Die Voraussetzungen des § 60 Abs. 7 Satz 1 AufenthG – eine mit hoher Wahrscheinlichkeit drohende Extremgefahr für Leib, Leben oder Freiheit – sind im Hinblick auf die allgemeine humanitäre Lage erst recht nicht erfüllt (vgl. rechtlich hierzu BVerwG, B.v. 23.8.2018 – 1 B 42.18 – juris Rn. 13; VGH BW, U.v. 12.10.2018 – A 11 S 316/17 – juris). Eine solche Gefahr ergibt auch nicht aus gesundheitlichen Umständen. Eine lebensbedrohliche bzw. gravierende Erkrankung hat die Antragstellerin nicht konkret und ausreichend dargelegt, auch nicht, dass diese gegebenenfalls in Frankreich, wo sie sich fünf Jahre lang aufgehalten hat, nicht behandelbar wäre.
g) Mit der Zustimmung Frankreichs zur Wiederaufnahme der Antragstellerin steht auch die tatsächliche Durchführbarkeit der Abschiebung i.S.v. § 34a Abs. 1 Satz 1 AsylG fest. Etwaige inlandsbezogenen Vollstreckungshindernisse, die im Rahmen der Abschiebungsanordnung gemäß § 34a Abs. 1 Satz 1 AsylG anders als bei der Abschiebungsandrohung durch das Bundesamt zu prüfen sind (Pietzsch in Kluth/Heusch, Ausländerrecht, 28. Ed. 1.10.2020, § 34a AsylG Rn. 9 ff.), sind nicht ersichtlich.
2. Die Kostenentscheidung des damit erfolglosen Antrags ergibt sich aus § 154 Abs. 1 VwGO und § 83b AsylG.

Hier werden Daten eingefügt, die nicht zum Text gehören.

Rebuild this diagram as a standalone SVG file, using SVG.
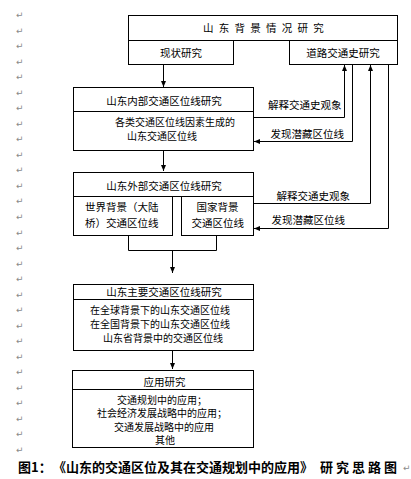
<svg xmlns="http://www.w3.org/2000/svg" width="411" height="479" viewBox="0 0 411 479">
<style>
.box{fill:#fff;stroke:#000;stroke-width:1}
.t{font-family:"Noto Sans CJK SC","Liberation Sans",sans-serif;font-size:10.5px;fill:#000}
.b{font-family:"Noto Sans CJK SC","Liberation Sans",sans-serif;font-size:10px;fill:#000}
.ln{fill:none;stroke:#000;stroke-width:1}
.pm{font-family:"DejaVu Sans",sans-serif;font-size:9px;fill:#8a8a8a}
.cap{font-family:"Noto Sans CJK SC","Liberation Sans",sans-serif;font-size:13px;font-weight:bold;fill:#000}
</style>
<defs>
<marker id="ah" viewBox="0 0 6 6" refX="6" refY="3" markerWidth="6" markerHeight="6" markerUnits="userSpaceOnUse" orient="auto">
<path d="M0,0.5 L6,3 L0,5.5 Z" fill="#000"/>
</marker>
</defs>
<rect width="411" height="479" fill="#fff"/>
<g id="marks">
<text class="pm" x="16" y="18">↵</text>
<text class="pm" x="16" y="34">↵</text>
<text class="pm" x="16" y="49">↵</text>
<text class="pm" x="16" y="65">↵</text>
<text class="pm" x="16" y="80">↵</text>
<text class="pm" x="16" y="96">↵</text>
<text class="pm" x="16" y="111">↵</text>
<text class="pm" x="16" y="127">↵</text>
<text class="pm" x="16" y="142">↵</text>
<text class="pm" x="16" y="158">↵</text>
<text class="pm" x="16" y="173">↵</text>
<text class="pm" x="16" y="189">↵</text>
<text class="pm" x="16" y="204">↵</text>
<text class="pm" x="16" y="220">↵</text>
<text class="pm" x="16" y="236">↵</text>
<text class="pm" x="16" y="251">↵</text>
<text class="pm" x="16" y="267">↵</text>
<text class="pm" x="16" y="282">↵</text>
<text class="pm" x="16" y="298">↵</text>
<text class="pm" x="16" y="313">↵</text>
<text class="pm" x="16" y="329">↵</text>
<text class="pm" x="16" y="344">↵</text>
<text class="pm" x="16" y="360">↵</text>
<text class="pm" x="16" y="375">↵</text>
<text class="pm" x="16" y="391">↵</text>
<text class="pm" x="16" y="406">↵</text>
<text class="pm" x="16" y="422">↵</text>
<text class="pm" x="16" y="437">↵</text>
<text class="pm" x="16" y="453">↵</text>
</g>
<g id="n1">
<rect class="box" x="128.5" y="15.5" width="269" height="25"/>
<text class="t" x="203" y="32" letter-spacing="5.25">山东背景情况研究</text>
</g>
<g id="n1a">
<rect class="box" x="128.5" y="40.5" width="105" height="24"/>
<text class="t" x="181" y="57" text-anchor="middle">现状研究</text>
</g>
<g id="n1b">
<rect class="box" x="289.5" y="40.5" width="108" height="24"/>
<text class="t" x="343" y="57" text-anchor="middle">道路交通史研究</text>
</g>
<g id="n2">
<rect class="box" x="73.5" y="87.5" width="180" height="63"/>
<line class="ln" x1="73.5" y1="111.5" x2="253.5" y2="111.5"/>
<text class="t" x="164" y="104.5" text-anchor="middle">山东内部交通区位线研究</text>
<text class="b" x="115" y="125.5">各类交通区位线因素生成的</text>
<text class="b" x="127" y="139.5">山东交通区位线</text>
</g>
<g id="n3">
<rect class="box" x="73.5" y="172.5" width="180" height="24"/>
<text class="t" x="164" y="189.5" text-anchor="middle">山东外部交通区位线研究</text>
</g>
<g id="n3a">
<rect class="box" x="73.5" y="196.5" width="99" height="39"/>
<text class="t" x="85" y="211">世界背景（大陆</text>
<text class="t" x="85" y="226.5">桥）交通区位线</text>
</g>
<g id="n3b">
<rect class="box" x="181.5" y="196.5" width="72" height="39"/>
<text class="t" x="196.5" y="211">国家背景</text>
<text class="t" x="191.5" y="226.5">交通区位线</text>
</g>
<g id="n4">
<rect class="box" x="73.5" y="284.5" width="180" height="66"/>
<line class="ln" x1="73.5" y1="299.5" x2="253.5" y2="299.5"/>
<text class="t" x="164" y="295.5" text-anchor="middle">山东主要交通区位线研究</text>
<text class="b" x="90" y="314">在全球背景下的山东交通区位线</text>
<text class="b" x="90" y="328">在全国背景下的山东交通区位线</text>
<text class="b" x="103" y="342">山东省背景中的交通区位线</text>
</g>
<g id="n5">
<rect class="box" x="72.5" y="370.5" width="181" height="77"/>
<line class="ln" x1="72.5" y1="389.5" x2="253.5" y2="389.5"/>
<text class="t" x="143.5" y="385.5">应用研究</text>
<text class="b" x="117" y="403.5">交通规划中的应用；</text>
<text class="b" x="97" y="417">社会经济发展战略中的应用；</text>
<text class="b" x="114" y="430.5">交通发展战略中的应用</text>
<text class="b" x="155" y="444">其他</text>
</g>
<g id="connectors">
<line class="ln" x1="163.5" y1="64.5" x2="163.5" y2="87" marker-end="url(#ah)"/>
<line class="ln" x1="163.5" y1="150.5" x2="163.5" y2="171" marker-end="url(#ah)"/>
<polyline class="ln" points="128.5,235.5 128.5,250.5 216.5,250.5 216.5,235.5"/>
<line class="ln" x1="172.5" y1="250.5" x2="172.5" y2="273" marker-end="url(#ah)"/>
<line class="ln" x1="172.5" y1="350.5" x2="172.5" y2="369" marker-end="url(#ah)"/>
<polyline class="ln" points="253.5,117.5 344.5,117.5 344.5,65" marker-end="url(#ah)"/>
<polyline class="ln" points="352.5,64.5 352.5,141.5 254,141.5" marker-end="url(#ah)"/>
<polyline class="ln" points="253.5,203.5 370.5,203.5 370.5,65" marker-end="url(#ah)"/>
<polyline class="ln" points="388.5,64.5 388.5,228.5 254,228.5" marker-end="url(#ah)"/>
<text class="t" x="268" y="109">解释交通史观象</text>
<text class="t" x="270.5" y="138">发现潜藏区位线</text>
<text class="t" x="276.5" y="199.5">解释交通史观象</text>
<text class="t" x="271.5" y="224">发现潜藏区位线</text>
</g>
<g id="caption">
<text class="cap" y="472"><tspan x="18">图1：</tspan><tspan x="53">《山东的交通区位及其在交通规划中的应用》</tspan><tspan x="320" letter-spacing="3">研究思路图</tspan></text>
<text class="pm" x="403" y="471">↵</text>
</g>
</svg>
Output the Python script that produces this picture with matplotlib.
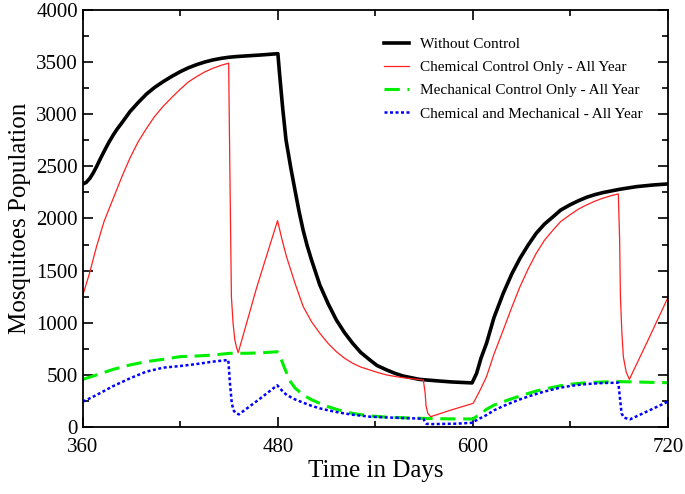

3. Aus den dargelegten Gründen kam dem Antrag auf Anordnung der aufschiebenden Wirkung der Klage keine hinreichenden Erfolgsaussichten zu und wird deshalb auch der Antrag auf Prozesskostenhilfe und Rechtsanwaltsbeiordnung unabhängig von den persönlichen und wirtschaftlichen Verhältnissen der Antragstellerin abgelehnt, § 166, §§ 114 ff. ZPO.
4. Dieser Beschluss ist unanfechtbar, § 80 AsylG.